Job done. Fresh start tomorrow!

Wednesday, 8 April 2015

Starting Somewhere

‘Almost all good writing begins with terrible efforts. You need to start somewhere.’
Anne Lamott – Bird by Bird: Some Instructions on Writing and Life

For the last few months I have been writing full-time. Every morning when I sit at my writing table I tell myself  'start somewhere'. 

It seems the trick is to turn off the self doubt and just start typing. Here are some techniques I have used to let my inner creative take hold: 

  • Describe the story behind an interesting photograph
  • Start with three key words
  • Use a news story and pretend to be a character in it
  • Write like crazy (and don't even think about editing!)

Friday, 13 March 2015

Drive Towards Mullumbimby

When I crest the hill I see the curve of the land cupping the bay and holding it up to the horizon. As I drive towards Mullumbimby, hugged in the palm of the land, the thumb of the lighthouse is at one end of the bay and the skyscraper fingers of the Gold Coast are at the other.

Each time I see this I feel the same kind of wonder that I experienced the day Dad had opened his hands to show me the surprise nestled inside; a blue diamond butterfly that had flicked its wings before flying into the sky.

Drive Towards Mullumbimby: Karin Maier 2015


Our farm was wrapped in the embrace of ancient hills that spoke of the time when volcanoes ruled. The valleys held remnant rainforests that drew on this alluvial legacy, making ferns and orchids that were too fragile to pick. 




As a child I played in the cold, cold water of springs that tumbled down the rocky steps of waterfalls. I squeezed the silt, soft as silk, between my toes. It seemed like a paradise full of treasure.

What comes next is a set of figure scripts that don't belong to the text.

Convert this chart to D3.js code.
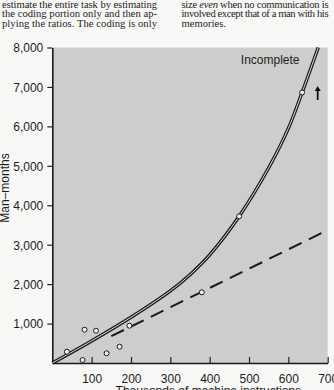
<!DOCTYPE html>
<html>
<head>
<meta charset="utf-8">
<script src="https://cdnjs.cloudflare.com/ajax/libs/d3/7.8.5/d3.min.js"></script>
<style>
  body { margin: 0; background: #f8f8f6; }
  svg { display: block; }
</style>
</head>
<body>
<div id="chart"></div>
<script>
// values
var pointSizes = [37, 77, 82, 111, 138, 171, 196, 380];      // thousands of instructions
var pointEfforts = [286, 76, 844, 819, 246, 413, 946, 1792];  // man-months

var curveSizes = [0, 100, 200, 300, 350, 400, 475, 550, 600, 635, 676];
var curveEfforts = [0, 560, 1160, 1830, 2240, 2740, 3720, 4950, 5950, 6860, 8000];

var markSizes = [475, 635];
var markEfforts = [3720, 6860];

var dashSizes = [150, 700];
var dashEfforts = [680, 3370];

var xTicks = [100, 200, 300, 400, 500, 600, 700];
var yTicks = [1000, 2000, 3000, 4000, 5000, 6000, 7000, 8000];

var leftLines = [
  "estimate the entire task by estimating",
  "the coding portion only and then ap-",
  "plying the ratios. The coding is only"
];
var rightLines = [
  ["size ", "even", " when no communication is"],
  ["involved except that of a man with his"],
  ["memories."]
];

var svgWidth = 334;
var svgHeight = 390;

var margin = {
  top: 47.5,
  right: 6.3,
  bottom: 27,
  left: 52.3
};

var plotWidth = svgWidth - margin.left - margin.right;
var plotHeight = svgHeight - margin.top - margin.bottom;

var svg = d3.select("#chart")
  .append("svg")
  .attr("width", svgWidth)
  .attr("height", svgHeight);

// book text above the figure
var bookFont = "'Liberation Serif', 'DejaVu Serif', serif";
svg.append("g")
  .selectAll("text")
  .data(leftLines)
  .enter()
  .append("text")
  .attr("x", 2)
  .attr("y", (d, i) => 7.5 + i * 9.7)
  .attr("font-family", bookFont)
  .attr("font-size", "10.6px")
  .attr("fill", "#222")
  .attr("textLength", 155)
  .attr("lengthAdjust", "spacing")
  .text(d => d);

var right = svg.append("g")
  .selectAll("text")
  .data(rightLines)
  .enter()
  .append("text")
  .attr("x", 181.5)
  .attr("y", (d, i) => 7.5 + i * 9.7)
  .attr("font-family", bookFont)
  .attr("font-size", "10.6px")
  .attr("fill", "#222")
  .attr("textLength", (d, i) => i < 2 ? 147 : null)
  .attr("lengthAdjust", "spacing");

right.selectAll("tspan")
  .data(d => d)
  .enter()
  .append("tspan")
  .attr("font-style", d => d == "even" ? "italic" : null)
  .text(d => d);

var plot = svg.append("g")
  .attr("transform", `translate(${margin.left}, ${margin.top})`);

var xScale = d3.scaleLinear()
  .domain([0, 700])
  .range([0, plotWidth]);

var yScale = d3.scaleLinear()
  .domain([0, 8000])
  .range([plotHeight, 0]);

// grey screen of the plot area
plot.append("rect")
  .attr("width", plotWidth)
  .attr("height", plotHeight)
  .attr("fill", "#cdcdcb");

var sansFont = "'Liberation Sans', Arial, sans-serif";

var xAxis = d3.axisBottom(xScale)
  .tickValues(xTicks)
  .tickSizeInner(-6)
  .tickSizeOuter(0)
  .tickPadding(11);

var yAxis = d3.axisLeft(yScale)
  .tickValues(yTicks)
  .tickFormat(d3.format(","))
  .tickSizeInner(5)
  .tickSizeOuter(0)
  .tickPadding(4);

var gx = plot.append("g")
  .attr("transform", `translate(0, ${plotHeight})`)
  .call(xAxis);

var gy = plot.append("g").call(yAxis);

[gx, gy].forEach(function(g) {
  g.selectAll("text")
    .attr("font-family", sansFont)
    .attr("font-size", "12px")
    .attr("fill", "#1c1c1c");
  g.selectAll("line").attr("stroke", "#222").attr("stroke-width", 1.2);
  g.select(".domain").attr("stroke", "#1a1a1a").attr("stroke-width", 1.6);
});
gy.selectAll("text").attr("dy", "0.36em");

// dashed regression line
var dashLine = d3.line()
  .x(d => xScale(d[0]))
  .y(d => yScale(d[1]));

plot.append("path")
  .datum(d3.zip(dashSizes, dashEfforts))
  .attr("d", dashLine)
  .attr("fill", "none")
  .attr("stroke", "#1a1a1a")
  .attr("stroke-width", 2)
  .attr("stroke-dasharray", "14,8");

// double-line curve
var curveLine = d3.line()
  .x(d => xScale(d[0]))
  .y(d => yScale(d[1]))
  .curve(d3.curveCatmullRom.alpha(0.5));

var curveData = d3.zip(curveSizes, curveEfforts);

plot.append("path")
  .datum(curveData)
  .attr("d", curveLine)
  .attr("fill", "none")
  .attr("stroke", "#1a1a1a")
  .attr("stroke-width", 3.4);

plot.append("path")
  .datum(curveData)
  .attr("d", curveLine)
  .attr("fill", "none")
  .attr("stroke", "#e4e4e2")
  .attr("stroke-width", 1);

// data points
plot.append("g")
  .selectAll("circle")
  .data(d3.zip(pointSizes, pointEfforts).concat(d3.zip(markSizes, markEfforts)))
  .enter()
  .append("circle")
  .attr("cx", d => xScale(d[0]))
  .attr("cy", d => yScale(d[1]))
  .attr("r", 2.5)
  .attr("fill", "#f4f4f2")
  .attr("stroke", "#1a1a1a")
  .attr("stroke-width", 1);

plot.append("text")
  .attr("x", 188.5)
  .attr("y", 16)
  .attr("font-family", sansFont)
  .attr("font-size", "12px")
  .attr("fill", "#1c1c1c")
  .text("Incomplete");

// up arrow beside the curve
plot.append("line")
  .attr("x1", 265.4).attr("y1", 52.5)
  .attr("x2", 265.4).attr("y2", 42)
  .attr("stroke", "#111")
  .attr("stroke-width", 1.8);
plot.append("path")
  .attr("d", "M262.4,43.5 L265.4,38.5 L268.4,43.5 Z")
  .attr("fill", "#111");

// axis titles
plot.append("text")
  .attr("x", 156)
  .attr("y", plotHeight + 32)
  .attr("text-anchor", "middle")
  .attr("font-family", sansFont)
  .attr("font-size", "12px")
  .attr("fill", "#1c1c1c")
  .text("Thousands of machine instructions");

plot.append("text")
  .attr("transform", "rotate(-90)")
  .attr("x", -(188 - margin.top))
  .attr("y", -(margin.left - 8.5))
  .attr("text-anchor", "middle")
  .attr("font-family", sansFont)
  .attr("font-size", "12px")
  .attr("fill", "#1c1c1c")
  .text("Man–months");
</script>
</body>
</html>
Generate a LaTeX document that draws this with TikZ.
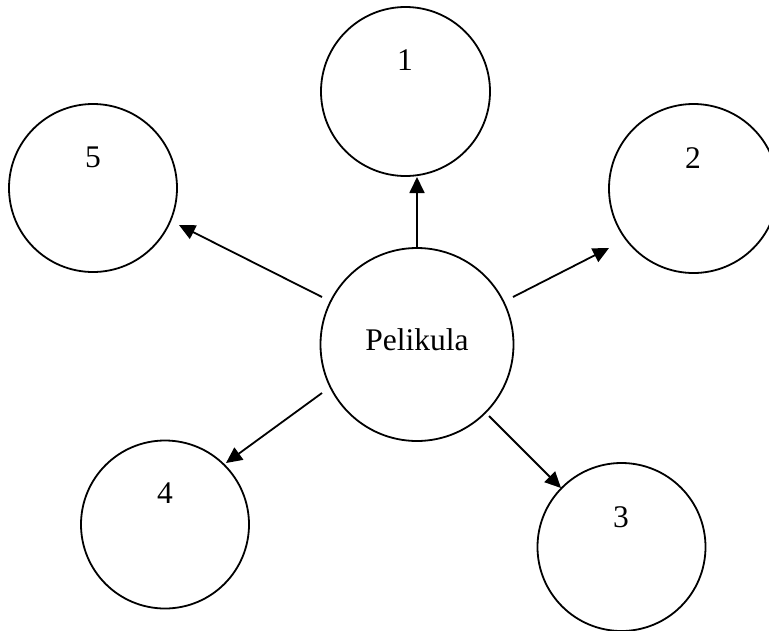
\documentclass[tikz,border=0pt]{standalone}
\usepackage{fontspec}
\setmainfont{Liberation Serif}
\usetikzlibrary{arrows.meta}
\begin{document}
\begin{tikzpicture}[x=1pt,y=-1pt,
  bub/.style={circle,draw=black,line width=1.8pt,inner sep=0pt},
  txt/.style={inner sep=0pt,font=\fontsize{31.5}{36}\selectfont},
  arr/.style={line width=1.8pt,-{Triangle[length=16pt,width=15pt]}}]
\useasboundingbox (0,0) rectangle (769,630);
\clip (0,0) rectangle (769,630);
% circles
\node[bub,minimum size=193pt] (c) at (417,344.5) {};
\node[bub,minimum size=169pt] (c1) at (405.5,91.5) {};
\node[bub,minimum size=169pt] (c2) at (693.5,188.5) {};
\node[bub,minimum size=168pt] (c3) at (621.5,547) {};
\node[bub,minimum size=168pt] (c4) at (165,524.5) {};
\node[bub,minimum size=168pt] (c5) at (93,188) {};
% texts
\node[txt] (tc) at (417,340) {Pelikula};
\node[txt] (t1) at (405,60) {1};
\node[txt] (t2) at (693,158) {2};
\node[txt] (t3) at (621,517) {3};
\node[txt] (t4) at (165,493) {4};
\node[txt] (t5) at (93,157) {5};
% arrow end points
\coordinate (s1) at (417,248);
\coordinate (e1) at (417,177);
\coordinate (s2) at (513,297);
\coordinate (e2) at (609,248);
\coordinate (s3) at (489,416);
\coordinate (e3) at (561,488);
\coordinate (s4) at (322,393);
\coordinate (e4) at (226,463);
\coordinate (s5) at (322,297);
\coordinate (e5) at (179,225);
\draw[arr] (s1) -- (e1);
\draw[arr] (s2) -- (e2);
\draw[arr] (s3) -- (e3);
\draw[arr] (s4) -- (e4);
\draw[arr] (s5) -- (e5);
\end{tikzpicture}
\end{document}
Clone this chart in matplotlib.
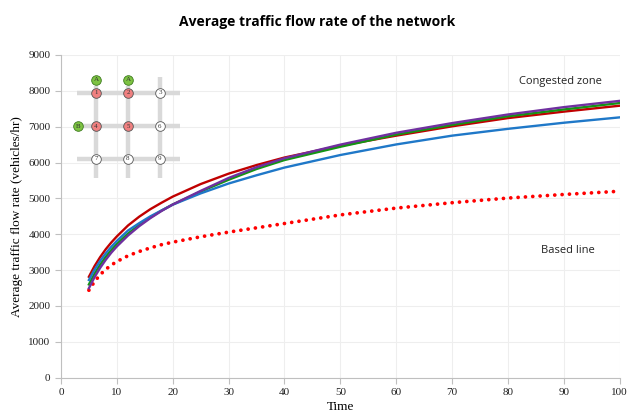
import numpy as np
import matplotlib
matplotlib.use("Agg")
import matplotlib.pyplot as plt

# Time samples
time = [5, 6, 7, 8, 9, 10, 12, 14, 16, 18, 20, 25, 30, 35, 40, 50, 60, 70, 80, 90, 100]

# Average flow rate (vehicles/hr) for each scenario
red_flow = [2815, 3110, 3360, 3580, 3770, 3940, 4245, 4490, 4700, 4880, 5050,
            5400, 5690, 5930, 6140, 6470, 6750, 7010, 7240, 7420, 7585]
blue_flow = [2725, 3010, 3255, 3465, 3650, 3815, 4105, 4310, 4500, 4665, 4825,
             5140, 5415, 5645, 5860, 6210, 6505, 6750, 6940, 7110, 7260]
green_flow = [2600, 2900, 3150, 3370, 3560, 3730, 4020, 4260, 4470, 4660, 4830,
              5190, 5520, 5820, 6070, 6440, 6780, 7050, 7290, 7480, 7660]
purple_flow = [2495, 2800, 3060, 3285, 3485, 3660, 3965, 4225, 4450, 4650, 4830,
               5210, 5570, 5870, 6120, 6500, 6830, 7100, 7340, 7545, 7720]
base_flow = [2440, 2680, 2870, 3020, 3140, 3240, 3400, 3520, 3620, 3710, 3780,
             3930, 4060, 4180, 4300, 4540, 4730, 4880, 5010, 5110, 5200]

# Network sketch: node labels, colours and grid positions (col, row)
node_labels = ["1", "2", "3", "4", "5", "6", "7", "8", "9"]
node_cols = [1, 2, 3, 1, 2, 3, 1, 2, 3]
node_rows = [1, 1, 1, 2, 2, 2, 3, 3, 3]
congested = ["1", "2", "4", "5"]
entry_labels = ["A", "A", "B"]
entry_cols = [1, 2, 0.45]
entry_rows = [0.6, 0.6, 2]

fig = plt.figure(figsize=(6.35, 4.17), dpi=100)
ax = fig.add_axes([0.096, 0.0942, 0.88, 0.774])

ax.plot(time, red_flow, color="#C00000", lw=1.7, zorder=3)
ax.plot(time, green_flow, color="#149414", lw=1.7, zorder=3)
ax.plot(time, blue_flow, color="#1F78C8", lw=1.7, zorder=3)
ax.plot(time, purple_flow, color="#7030A0", lw=1.7, zorder=4)
ax.plot(time, base_flow, color="#FF0000", lw=2.7, linestyle=(0, (0.01, 1.95)),
        dash_capstyle="round", zorder=3)

ax.set_xlim(0, 100)
ax.set_ylim(0, 9000)
ax.set_xticks(np.arange(0, 101, 10))
ax.set_yticks(np.arange(0, 9001, 1000))
ax.grid(True, color="#EEEEEE", lw=0.8)
ax.set_axisbelow(True)
for side in ["top", "right"]:
    ax.spines[side].set_visible(False)
for side in ["left", "bottom"]:
    ax.spines[side].set_color("#BFBFBF")
ax.tick_params(colors="#BFBFBF", labelcolor="#222222", length=4, labelsize=8)
for lab in ax.get_xticklabels() + ax.get_yticklabels():
    lab.set_family("Liberation Serif")

ax.set_xlabel("Time", family="Liberation Serif", fontsize=9.5, labelpad=3)
ax.set_ylabel("Average traffic flow rate (vehicles/hr)", family="Liberation Serif",
              fontsize=9.5, labelpad=4)
fig.suptitle("Average traffic flow rate of the network", fontsize=10,
             fontweight="bold", family="Open Sans", y=0.965)

ax.text(89.3, 8270, "Congested zone", ha="center", va="center", fontsize=8,
        family="Open Sans", color="#222222")
ax.text(90.7, 3560, "Based line", ha="center", va="center", fontsize=8,
        family="Open Sans", color="#222222")

# inset network diagram
ins = fig.add_axes([64 / 635, 1 - 192 / 417, 128 / 635, 132 / 417])
ins.set_xlim(0, 4)
ins.set_ylim(4, 0)
ins.axis("off")
for r in [1, 2, 3]:
    ins.plot([0.4, 3.62], [r, r], color="#D9D9D9", lw=3.2, solid_capstyle="butt", zorder=1)
for c in [1, 2]:
    ins.plot([c, c], [0.78, 3.57], color="#D9D9D9", lw=3.2, solid_capstyle="butt", zorder=1)
ins.plot([3, 3], [0.5, 3.57], color="#D9D9D9", lw=3.2, solid_capstyle="butt", zorder=1)
for lab, c, r in zip(node_labels, node_cols, node_rows):
    fc = "#F08080" if lab in congested else "white"
    ins.scatter(c, r, s=48, facecolor=fc, edgecolor="#555555", lw=0.6, zorder=3)
    ins.text(c, r, lab, ha="center", va="center", fontsize=5,
             family="Liberation Serif", color="#333333", zorder=4)
for lab, c, r in zip(entry_labels, entry_cols, entry_rows):
    ins.scatter(c, r, s=48, facecolor="#7DC242", edgecolor="#3C7A1E", lw=0.6, zorder=3)
    ins.text(c, r, lab, ha="center", va="center", fontsize=5,
             family="Liberation Serif", color="#333333", zorder=4)

fig.savefig("out.png", dpi=100)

‘What do you think I’ve got?’ Dad asked, playing the game that required me to guess.

‘A flower?’

‘A sparkly stone?’

Often it was a dandelion ready to be blown. Sometimes a piece of quartz washed from the mountain. But it might also be a beetle, shiny and iridescent like a Christmas decoration. Or a cicada, green and quivering with the noise of its life that seemed somehow trapped inside it. This time it was the butterfly.

‘Look how it goes,’ he said.

I watched its wings beat up and down. The propulsion took it into the green leaves of a tree and it flew there a while in the dappled light. Exhausted, it settled on a branch.

‘Will it die?’ I asked, knowing even then that all creatures have a time and place allotted.

‘Eventually,’ Dad said.

We stood for a moment, acknowledging that truth.

As an adult, I value that instance of honesty more and more. It held within it the need for urgency; to do what you can with the time you have. Your wings may be small, but they can lift you.

So today I am trying to fly - into an expanse of creativity, mapped against the contours of the place that nurtured me. Every heartbeat pumps a memory. I breathe the ageless air that lifted the butterfly and I know I am coming home.  

Thursday, 26 February 2015

Five Generations - the Inspiration of a Blanket

The bag contained a red ball of yarn and a partially completed, hand-crocheted blanket. I had been sorting my mother’s possessions, intending to donate her craft items to her friends at the local Craft Club. When I first saw the blanket I considered unraveling the yarn – perhaps someone else would be able to use it?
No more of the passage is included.